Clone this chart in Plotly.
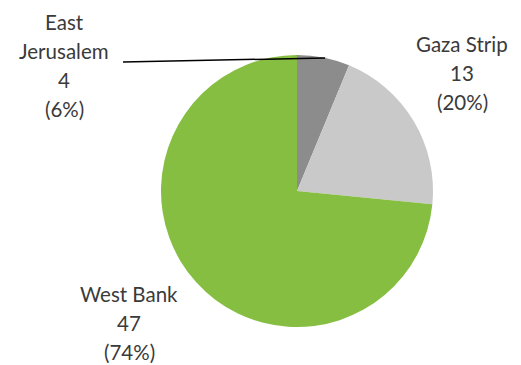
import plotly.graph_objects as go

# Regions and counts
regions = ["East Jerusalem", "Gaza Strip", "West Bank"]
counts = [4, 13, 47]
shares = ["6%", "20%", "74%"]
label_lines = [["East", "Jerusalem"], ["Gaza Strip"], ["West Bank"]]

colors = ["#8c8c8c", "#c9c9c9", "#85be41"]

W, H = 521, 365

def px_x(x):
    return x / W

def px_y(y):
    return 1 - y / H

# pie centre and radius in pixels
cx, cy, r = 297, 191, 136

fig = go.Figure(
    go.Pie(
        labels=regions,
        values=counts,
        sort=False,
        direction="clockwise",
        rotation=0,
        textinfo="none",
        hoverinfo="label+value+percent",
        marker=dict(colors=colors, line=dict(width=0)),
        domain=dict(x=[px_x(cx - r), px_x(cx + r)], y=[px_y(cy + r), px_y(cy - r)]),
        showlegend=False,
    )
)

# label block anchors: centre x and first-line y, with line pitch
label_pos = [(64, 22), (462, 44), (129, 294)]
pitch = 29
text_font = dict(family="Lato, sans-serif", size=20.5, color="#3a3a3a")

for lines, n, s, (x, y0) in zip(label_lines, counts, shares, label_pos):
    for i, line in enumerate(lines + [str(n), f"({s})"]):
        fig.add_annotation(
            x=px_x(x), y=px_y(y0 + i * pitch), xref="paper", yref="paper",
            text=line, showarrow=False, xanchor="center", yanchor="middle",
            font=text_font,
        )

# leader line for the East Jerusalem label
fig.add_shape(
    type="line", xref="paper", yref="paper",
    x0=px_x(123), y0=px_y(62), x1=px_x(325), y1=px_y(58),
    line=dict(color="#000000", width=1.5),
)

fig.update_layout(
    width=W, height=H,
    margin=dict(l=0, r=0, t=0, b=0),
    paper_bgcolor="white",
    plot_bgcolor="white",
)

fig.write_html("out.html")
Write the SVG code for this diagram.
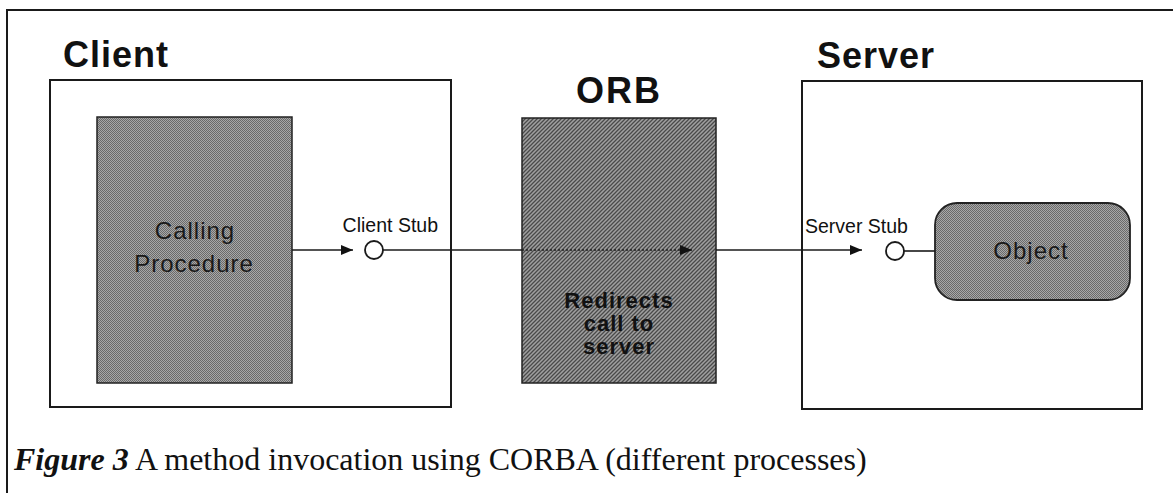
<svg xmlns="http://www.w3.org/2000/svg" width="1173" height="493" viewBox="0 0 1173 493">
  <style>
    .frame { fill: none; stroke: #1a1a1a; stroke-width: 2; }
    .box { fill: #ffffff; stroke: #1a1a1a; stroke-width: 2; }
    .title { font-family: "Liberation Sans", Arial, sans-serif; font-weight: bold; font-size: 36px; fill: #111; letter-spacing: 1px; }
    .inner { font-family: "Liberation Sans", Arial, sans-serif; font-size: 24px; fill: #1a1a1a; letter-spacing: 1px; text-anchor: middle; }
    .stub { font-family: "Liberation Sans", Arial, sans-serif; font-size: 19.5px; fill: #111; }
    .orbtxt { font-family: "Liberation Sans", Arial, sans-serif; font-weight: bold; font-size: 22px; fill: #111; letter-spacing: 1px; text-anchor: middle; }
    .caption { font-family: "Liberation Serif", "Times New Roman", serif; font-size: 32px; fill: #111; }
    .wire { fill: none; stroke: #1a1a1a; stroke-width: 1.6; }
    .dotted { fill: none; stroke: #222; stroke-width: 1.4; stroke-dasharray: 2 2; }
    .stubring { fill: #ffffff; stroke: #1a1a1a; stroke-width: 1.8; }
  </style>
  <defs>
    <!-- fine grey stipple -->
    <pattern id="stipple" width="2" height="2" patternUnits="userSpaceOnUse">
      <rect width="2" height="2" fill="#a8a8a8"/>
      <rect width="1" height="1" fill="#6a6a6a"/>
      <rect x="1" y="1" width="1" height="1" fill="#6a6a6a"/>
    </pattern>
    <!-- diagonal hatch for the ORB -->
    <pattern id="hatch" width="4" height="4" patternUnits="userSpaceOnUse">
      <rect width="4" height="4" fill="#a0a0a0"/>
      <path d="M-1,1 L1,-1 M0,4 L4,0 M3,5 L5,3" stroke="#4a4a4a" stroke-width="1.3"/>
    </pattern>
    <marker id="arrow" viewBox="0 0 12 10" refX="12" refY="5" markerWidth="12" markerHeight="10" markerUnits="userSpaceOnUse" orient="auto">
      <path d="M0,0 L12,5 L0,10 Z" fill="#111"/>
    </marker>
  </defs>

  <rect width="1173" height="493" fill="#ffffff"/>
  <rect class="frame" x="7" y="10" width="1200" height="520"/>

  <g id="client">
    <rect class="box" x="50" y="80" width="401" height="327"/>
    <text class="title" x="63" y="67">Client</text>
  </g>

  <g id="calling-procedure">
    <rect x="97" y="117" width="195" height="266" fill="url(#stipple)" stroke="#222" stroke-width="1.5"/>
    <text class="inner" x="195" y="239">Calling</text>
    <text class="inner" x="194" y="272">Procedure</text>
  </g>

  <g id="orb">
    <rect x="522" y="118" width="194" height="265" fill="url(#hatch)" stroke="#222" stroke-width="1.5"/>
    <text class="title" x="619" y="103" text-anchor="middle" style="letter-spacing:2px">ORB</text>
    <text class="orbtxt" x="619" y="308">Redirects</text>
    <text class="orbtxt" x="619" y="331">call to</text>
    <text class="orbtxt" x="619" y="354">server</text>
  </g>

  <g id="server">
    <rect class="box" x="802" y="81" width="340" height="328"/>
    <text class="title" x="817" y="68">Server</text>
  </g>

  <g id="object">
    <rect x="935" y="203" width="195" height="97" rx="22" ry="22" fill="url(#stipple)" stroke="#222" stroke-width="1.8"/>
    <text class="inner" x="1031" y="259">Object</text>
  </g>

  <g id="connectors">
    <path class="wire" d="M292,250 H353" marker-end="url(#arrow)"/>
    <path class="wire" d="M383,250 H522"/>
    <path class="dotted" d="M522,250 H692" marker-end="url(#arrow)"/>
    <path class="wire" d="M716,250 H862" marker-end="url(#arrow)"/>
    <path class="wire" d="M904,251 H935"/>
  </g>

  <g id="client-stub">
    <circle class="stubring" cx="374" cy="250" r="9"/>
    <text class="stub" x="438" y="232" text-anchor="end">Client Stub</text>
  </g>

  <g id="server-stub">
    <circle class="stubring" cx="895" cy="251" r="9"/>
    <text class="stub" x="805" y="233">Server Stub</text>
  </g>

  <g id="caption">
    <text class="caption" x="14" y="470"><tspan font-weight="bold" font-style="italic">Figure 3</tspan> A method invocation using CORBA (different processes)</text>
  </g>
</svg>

* * *

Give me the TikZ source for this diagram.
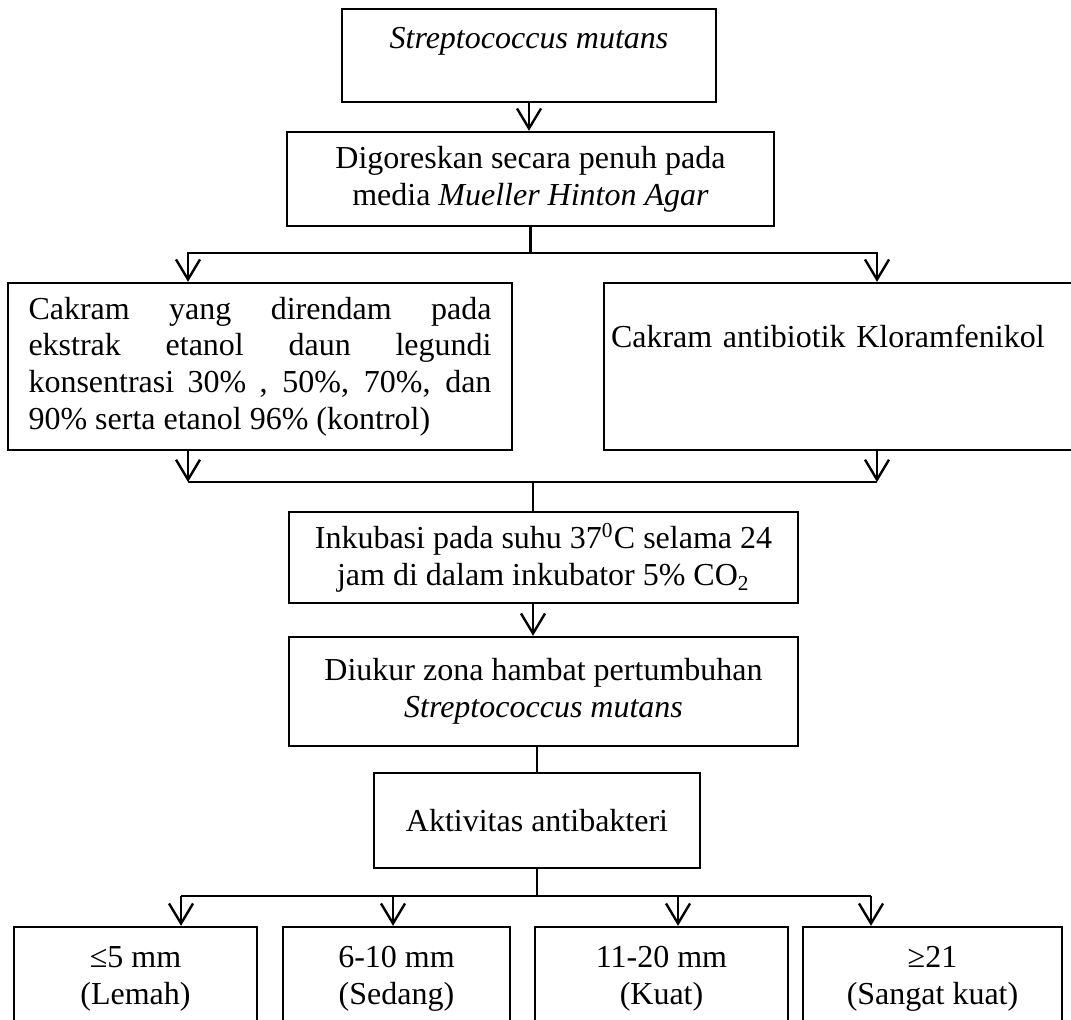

* * *

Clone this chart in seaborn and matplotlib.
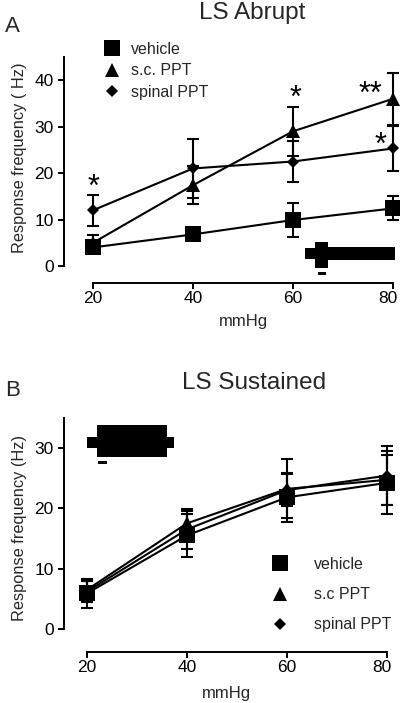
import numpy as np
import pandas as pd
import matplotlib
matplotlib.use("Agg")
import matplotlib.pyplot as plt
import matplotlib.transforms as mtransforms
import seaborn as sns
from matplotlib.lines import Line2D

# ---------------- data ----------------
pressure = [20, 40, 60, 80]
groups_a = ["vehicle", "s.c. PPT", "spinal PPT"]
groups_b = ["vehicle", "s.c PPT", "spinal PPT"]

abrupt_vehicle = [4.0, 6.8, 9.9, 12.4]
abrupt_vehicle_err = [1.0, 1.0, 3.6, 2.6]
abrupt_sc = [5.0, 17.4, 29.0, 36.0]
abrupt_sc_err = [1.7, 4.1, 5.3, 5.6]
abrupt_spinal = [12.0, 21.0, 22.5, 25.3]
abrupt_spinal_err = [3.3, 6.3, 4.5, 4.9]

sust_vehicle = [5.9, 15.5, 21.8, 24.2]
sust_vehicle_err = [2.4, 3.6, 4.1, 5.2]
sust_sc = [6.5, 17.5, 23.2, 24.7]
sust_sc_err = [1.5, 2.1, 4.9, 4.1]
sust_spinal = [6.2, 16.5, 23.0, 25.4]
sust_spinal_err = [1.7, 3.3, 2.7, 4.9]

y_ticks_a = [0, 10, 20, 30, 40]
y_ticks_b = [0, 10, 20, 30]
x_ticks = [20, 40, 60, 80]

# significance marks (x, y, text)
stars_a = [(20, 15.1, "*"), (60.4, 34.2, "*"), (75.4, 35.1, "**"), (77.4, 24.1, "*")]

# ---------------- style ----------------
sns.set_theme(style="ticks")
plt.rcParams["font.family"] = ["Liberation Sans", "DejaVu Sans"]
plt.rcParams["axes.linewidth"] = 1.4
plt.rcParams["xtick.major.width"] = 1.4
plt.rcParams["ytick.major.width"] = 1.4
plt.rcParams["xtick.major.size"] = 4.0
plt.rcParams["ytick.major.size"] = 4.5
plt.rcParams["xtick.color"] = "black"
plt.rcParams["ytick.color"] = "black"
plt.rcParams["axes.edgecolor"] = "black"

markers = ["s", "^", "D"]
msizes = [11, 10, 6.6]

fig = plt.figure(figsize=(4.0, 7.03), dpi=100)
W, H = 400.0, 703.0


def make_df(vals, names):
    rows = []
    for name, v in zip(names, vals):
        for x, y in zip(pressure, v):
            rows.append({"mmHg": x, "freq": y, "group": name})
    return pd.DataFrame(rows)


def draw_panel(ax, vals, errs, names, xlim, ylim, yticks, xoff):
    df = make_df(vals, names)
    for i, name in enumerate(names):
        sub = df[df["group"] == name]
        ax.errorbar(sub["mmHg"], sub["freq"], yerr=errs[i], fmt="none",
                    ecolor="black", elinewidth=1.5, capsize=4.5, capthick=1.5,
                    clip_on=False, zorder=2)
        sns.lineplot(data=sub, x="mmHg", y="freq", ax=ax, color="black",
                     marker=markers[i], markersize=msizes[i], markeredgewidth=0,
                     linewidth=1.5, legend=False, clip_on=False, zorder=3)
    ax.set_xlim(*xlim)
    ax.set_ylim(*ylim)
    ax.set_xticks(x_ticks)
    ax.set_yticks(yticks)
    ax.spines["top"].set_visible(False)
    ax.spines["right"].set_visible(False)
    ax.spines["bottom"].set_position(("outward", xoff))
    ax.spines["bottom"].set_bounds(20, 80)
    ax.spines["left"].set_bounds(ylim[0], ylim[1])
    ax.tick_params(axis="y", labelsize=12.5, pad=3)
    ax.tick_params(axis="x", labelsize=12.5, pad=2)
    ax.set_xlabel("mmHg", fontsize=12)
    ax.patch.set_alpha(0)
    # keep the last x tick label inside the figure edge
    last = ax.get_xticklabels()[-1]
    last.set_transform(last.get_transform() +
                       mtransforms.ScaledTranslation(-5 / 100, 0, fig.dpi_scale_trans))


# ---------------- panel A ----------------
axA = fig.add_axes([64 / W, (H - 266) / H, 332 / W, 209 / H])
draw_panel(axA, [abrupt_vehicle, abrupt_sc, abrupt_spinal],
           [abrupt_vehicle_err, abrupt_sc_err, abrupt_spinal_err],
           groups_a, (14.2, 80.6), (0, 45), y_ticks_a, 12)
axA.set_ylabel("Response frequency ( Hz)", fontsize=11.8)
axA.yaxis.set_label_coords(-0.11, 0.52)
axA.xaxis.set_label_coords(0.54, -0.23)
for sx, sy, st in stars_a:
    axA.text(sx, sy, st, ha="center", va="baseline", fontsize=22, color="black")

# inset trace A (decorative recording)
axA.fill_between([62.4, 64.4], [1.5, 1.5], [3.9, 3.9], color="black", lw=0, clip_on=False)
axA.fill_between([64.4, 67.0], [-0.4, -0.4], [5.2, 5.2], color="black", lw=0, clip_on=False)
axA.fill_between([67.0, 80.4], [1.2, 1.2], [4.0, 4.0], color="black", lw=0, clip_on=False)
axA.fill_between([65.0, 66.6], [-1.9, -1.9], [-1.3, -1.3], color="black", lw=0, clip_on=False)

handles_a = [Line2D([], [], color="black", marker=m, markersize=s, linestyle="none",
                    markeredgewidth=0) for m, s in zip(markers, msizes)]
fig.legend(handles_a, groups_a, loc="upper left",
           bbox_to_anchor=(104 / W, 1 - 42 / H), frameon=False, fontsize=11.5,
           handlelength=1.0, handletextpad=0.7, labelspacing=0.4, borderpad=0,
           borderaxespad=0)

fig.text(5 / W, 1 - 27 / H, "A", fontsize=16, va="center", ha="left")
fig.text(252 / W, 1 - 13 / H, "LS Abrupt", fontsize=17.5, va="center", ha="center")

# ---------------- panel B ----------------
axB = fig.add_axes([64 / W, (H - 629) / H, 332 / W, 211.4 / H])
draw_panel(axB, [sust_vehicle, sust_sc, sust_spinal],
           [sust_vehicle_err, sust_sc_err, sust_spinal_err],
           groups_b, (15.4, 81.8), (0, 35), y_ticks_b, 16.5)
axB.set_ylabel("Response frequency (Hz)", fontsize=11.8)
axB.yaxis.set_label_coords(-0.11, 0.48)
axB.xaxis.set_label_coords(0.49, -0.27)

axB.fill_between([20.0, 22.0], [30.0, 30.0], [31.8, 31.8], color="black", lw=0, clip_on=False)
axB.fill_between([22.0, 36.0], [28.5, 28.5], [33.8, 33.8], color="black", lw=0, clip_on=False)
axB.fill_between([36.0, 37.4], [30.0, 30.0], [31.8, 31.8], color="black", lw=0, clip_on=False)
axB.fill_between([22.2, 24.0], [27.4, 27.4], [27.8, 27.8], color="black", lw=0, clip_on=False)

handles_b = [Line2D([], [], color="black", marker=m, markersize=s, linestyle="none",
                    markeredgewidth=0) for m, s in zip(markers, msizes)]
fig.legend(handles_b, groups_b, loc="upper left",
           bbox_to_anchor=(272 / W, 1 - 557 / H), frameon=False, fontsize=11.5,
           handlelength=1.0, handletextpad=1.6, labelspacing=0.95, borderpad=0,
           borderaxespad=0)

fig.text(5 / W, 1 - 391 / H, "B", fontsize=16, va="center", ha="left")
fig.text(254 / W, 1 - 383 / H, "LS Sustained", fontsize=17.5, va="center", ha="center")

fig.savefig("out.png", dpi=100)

### Goal of the exercise:
Track down every line with the word "diagram" and copy it.

### Exercise response:
Write the SVG code for this diagram.
Give me the TikZ source for this diagram.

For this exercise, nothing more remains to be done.